Konferensi pers pembunuhan wanita dalam koper di Polda Metro Jaya, Jakarta Selatan, Jumat (3/5/2024). News/Ayu Mumpuni

Kasus-kasus tersebut menjadi alarm untuk para perempuan. Jika dibuat daftar lain, tentu masih banyak kasus pembunuhan terhadap perempuan yang rata-rata dilakukan oleh orang dekat korban, baik suami, anggota keluarga, atau rekan asmara.

Peristiwa-peristiwa memilukan ini jangan sampai membuat pemerintah tutup mata dan sekadar melempar komentar duka formalitas, tanpa disertai pembenahan serius.

Kriminolog dari Fakultas Ilmu Sosial dan Ilmu Politik Universitas Indonesia, Mamik Sri Supatmi, memandang pembunuhan sadis terhadap perempuan yang terjadi akhir-akhir ini termasuk dalam kategori femisida (femicide). Femisida berbeda dengan pembunuhan biasa (homicide) sebab terdapat relasi gender yang timpang di dalamnya.

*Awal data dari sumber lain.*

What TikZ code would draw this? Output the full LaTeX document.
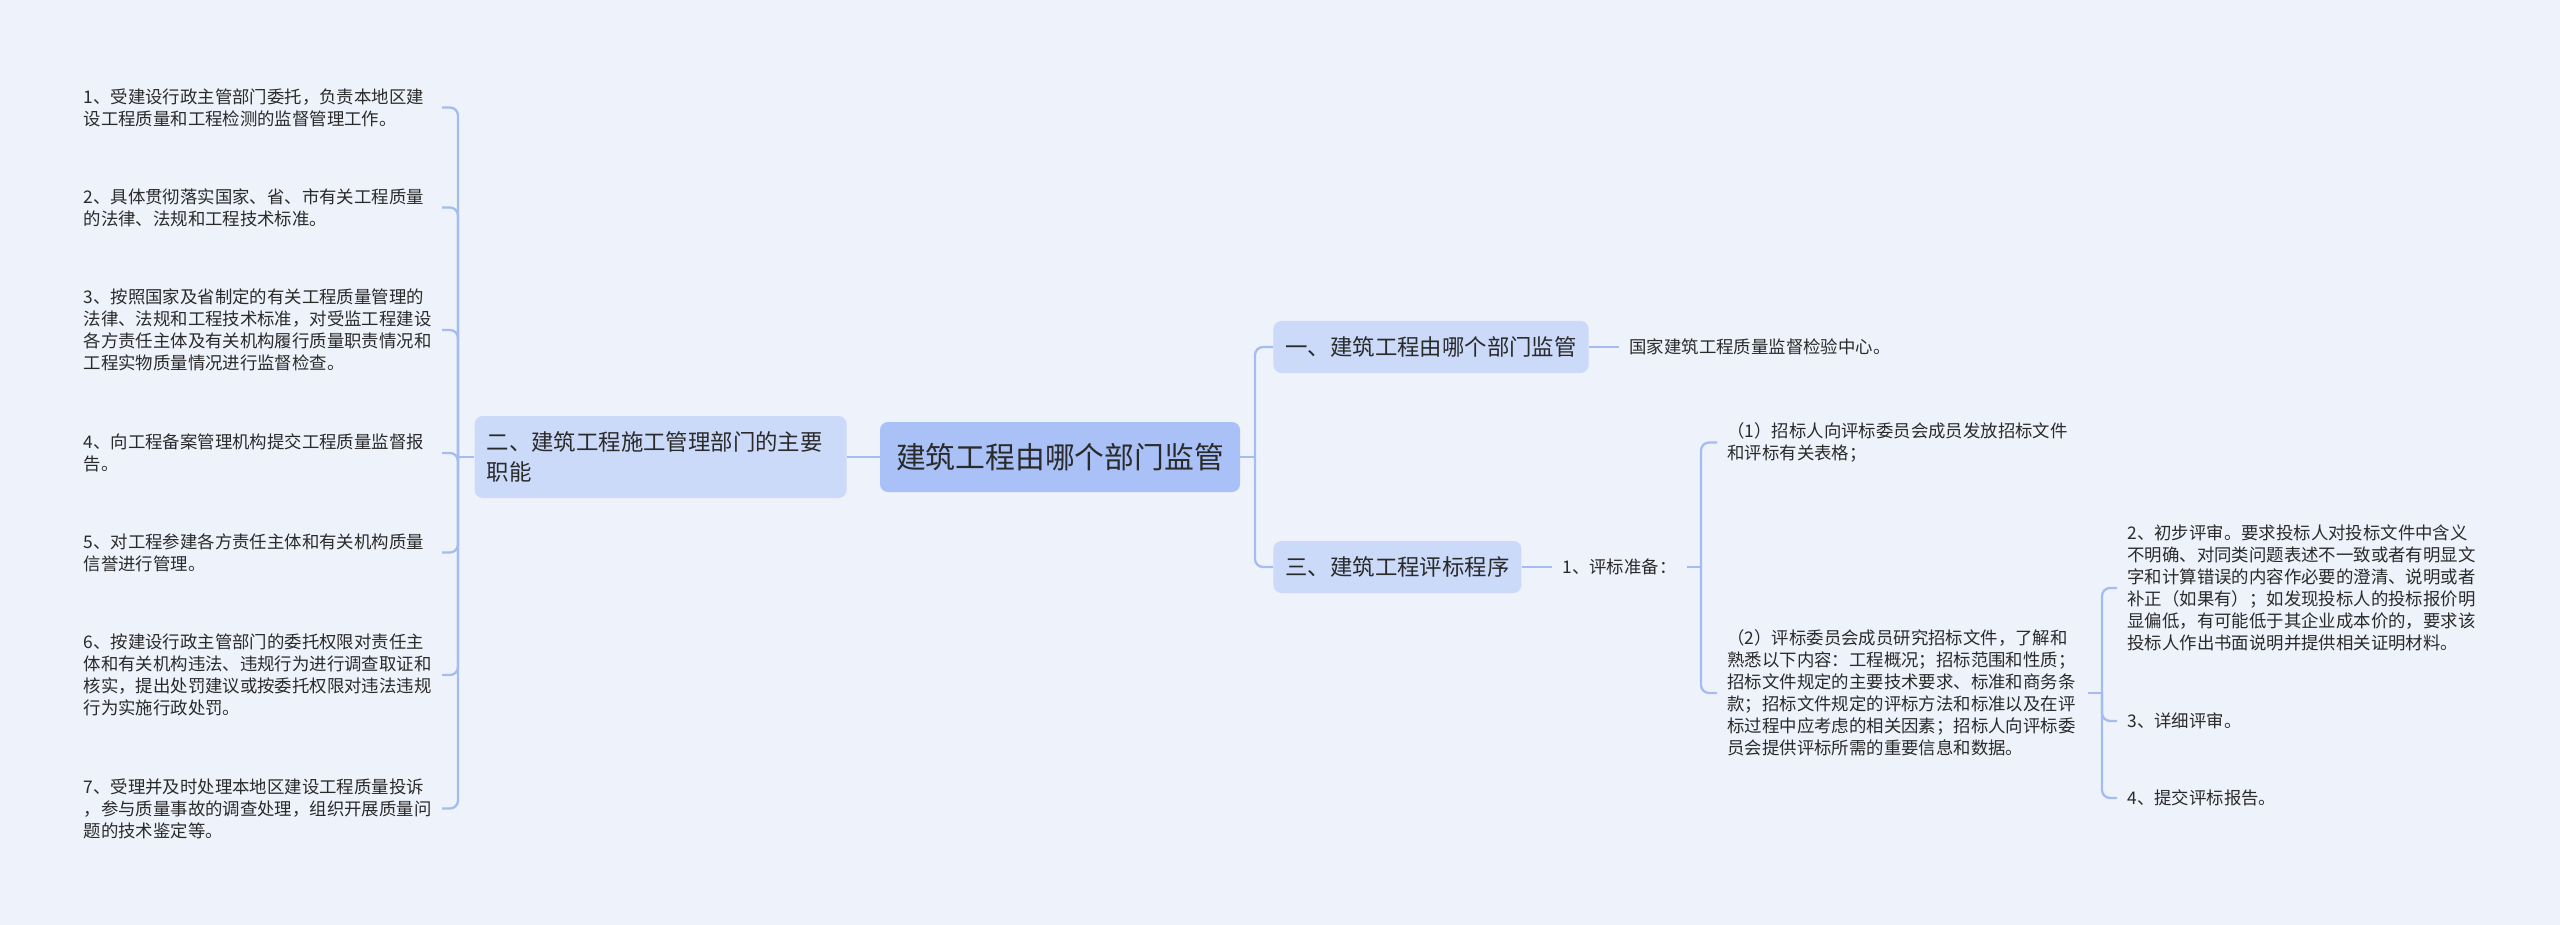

Komnas Perempuan mendefinisikan femisida sebagai pembunuhan atau percobaan pembunuhan terhadap perempuan yang dilakukan secara sengaja karena jenis kelamin atau jendernya. Pembunuhan tersebut bisa didorong oleh rasa cemburu, memiliki, superioritas, dominasi, dan kepuasan sadistik terhadap perempuan. Komnas Perempuan juga mengkategorikan femisida sebagai sadisme.

“Korban adalah perempuan yang jelas sangat terang benderang, baik yang terjadi pada relasi intim pada perkawinan atau di luar perkawinan, dengan pelaku teman kencan atau suami. Kekerasan ini terjadi karena adanya relasi kuasa yang sangat timpang antara laki-laki dan perempuan,” kata Mamik saat berbincang dengan Tirto, Senin (6/5/2024).

Mamik menilai, femisida di Indonesia sebetulnya sudah berulang terjadi dalam waktu yang lama. Baru-baru ini menjadi ramai di media massa karena ekspos media sosial membantu kasus-kasus pembunuhan terhadap perempuan diketahui banyak orang. Padahal, kasus pembunuhan terhadap perempuan terus terjadi, baik di kota, pelosok, baik terekspos atau senyap. Terungkap atau belum terusut.

Ilustrasi Femisida

Ilustrasi Femisida. foto/IStokcphoto

Dia menilai kondisi kekerasan terhadap perempuan dan kelompok rentan seperti anak-anak, sudah sangat mengkhawatirkan dan menyedihkan. Pemerintah diminta lebih serius menjalankan komitmennya untuk memberikan ruang hidup aman bagi perempuan dan kelompok rentan.

“Identifikasi persoalan yang bukan hanya terlihat mata atau lebih dari permukaan saja. Harus bisa ditemukan dan dikenali oleh pemerintah kemudian sungguh-sungguh diatasi,” jelas Mamik.

Mamik menjelaskan femisida bukan persoalan sederhana karena sistemik dan kompleks. Penegakan hukum hanya salah satu faktor yang perlu dilakukan untuk mencegah kekerasan dan kejahatan terhadap perempuan. Lebih dari itu, butuh peran pemerintah yang serius untuk mempromosikan dan mendorong masyarakat untuk menciptakan ruang aman bagi perempuan dan kelompok rentan.

Di sisi lain, kondisi kesejahteraan masyarakat yang rendah juga turut memantik relasi buruk antara perempuan dan laki-laki, apalagi dalam masyarakat yang masih patriarki. Maka, kata Mamik, negara bisa menggunakan tangan-tangan mereka yang bisa menjangkau banyak aspek ini untuk terus mendorong penghormatan, kesetaraan, dan keadilan bagi perempuan dan semua kelompok rentan.

“Dalam konteks HAM negara atau pemerintah ada dalam posisi memiliki kewajiban. Masyarakat juga turut mendorong ruang hidup aman bagi perempuan dan kelompok rentan lain. Kekerasan kepada perempuan seperti femisida harusnya menguatkan kepedulian sekitar,” ucap Mamik.